New Delhi : The Congress’ biggest ally, the DMK, joined opposition parties today in attacking the government during a discussion in the Rajya Sabha on alleged war crimes by the state in Sri Lanka against Tamils in that country. In a strong statement, the Tamil Nadu party asked the government it participates in to decide whether it wants to be friends with Sri Lanka or “with your brethren” in south India.
DMK’s Rajya Sabha MP Tiruchi Siva brought to the House photographs of Liberation Tigers of Tamil Eelam or LTTE chief Prabhakaran’s 12-year-old son that have been released by British media recently, purportedly showing the child in the Sri Lanka Army’s custody before he was shot dead, allegedly in cold blood, in 2009 as the army crushed the LTTE rebellion.
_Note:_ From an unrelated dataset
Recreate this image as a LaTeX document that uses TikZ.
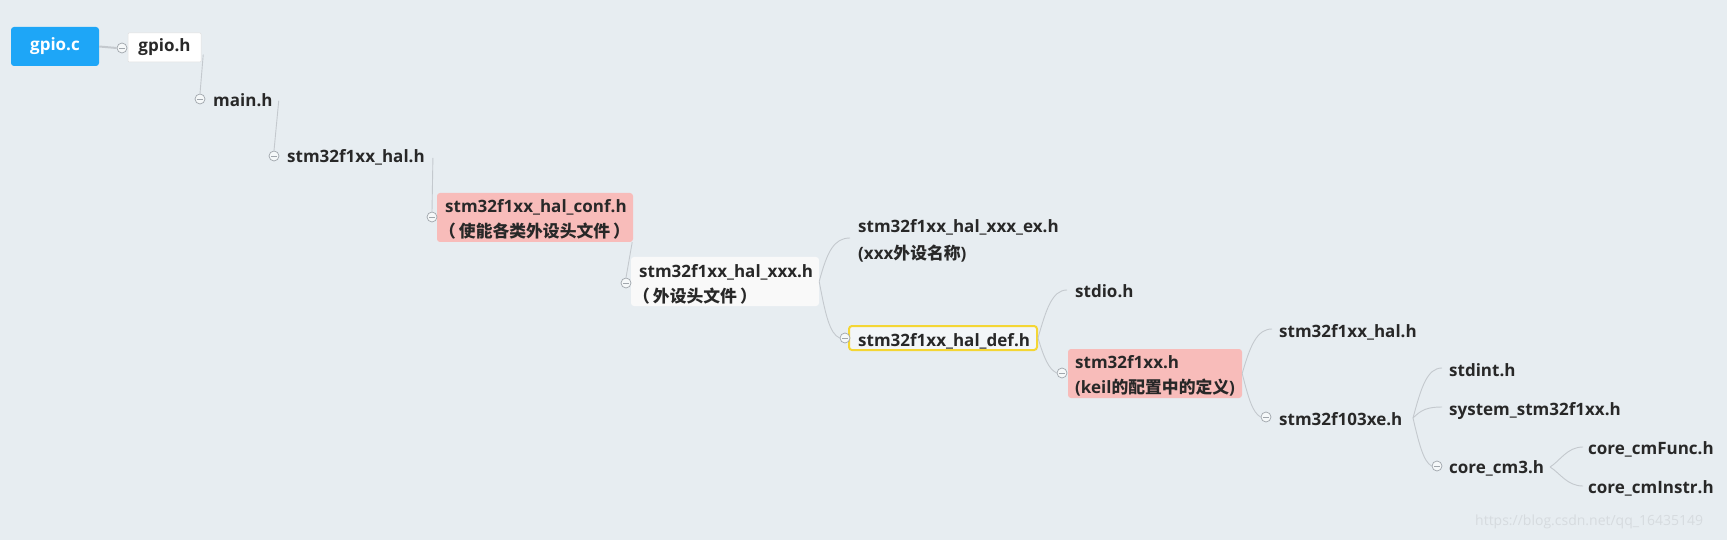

“Children are without limbs, women are losing what they should not,” the DMK member said today. The party wants India to back a resolution in the UN against Sri Lanka and has asked the government not to allow Sri Lankan president Mahinda Rajapaksa into India.
The DMK was joined by rival, the AIADMK, and the Left in a walkout from the House to reject External Affairs Minister Salman Khurshid’s answer to the debate. Mr Khurshid said while the government shared the concern of the parties from Tamil Nadu, it could not answer for another country’s government. “We may have anguish, we may have anger but we should not be saying Sri Lanka is an enemy country,” he said, adding that “accountability must come from within Sri Lanka, otherwise there can be no future for it.”
Mr Khurshid refused to commit what India’s stand in the UN would be, but promised to share the position the government finally decides to take.
The AIADMK’s V Maitreyan, who opened the discussion, said, “As far as we Tamils are concerned, Sri Lanka is an enemy country, and urged the government to change its Sri Lanka policy. “It is time the Lanka-centric approach of the external affairs ministry is changed to a Tamil welfare-centric approach,” Mr Maitreyan said in the Rajya Sabha.
He also accused the DMK of failing to pressure the UPA government into acting “firmly against Sri Lanka.”
The Left and the BJP too sought that India take a tough stand against Sri Lanka. “I urge upon the government to play a proactive role in Sri Lanka and vote against them if the situation demands so. India should demand an impartial international investigation into the war crimes committed against the Tamils,” the CPI’s D Raja said.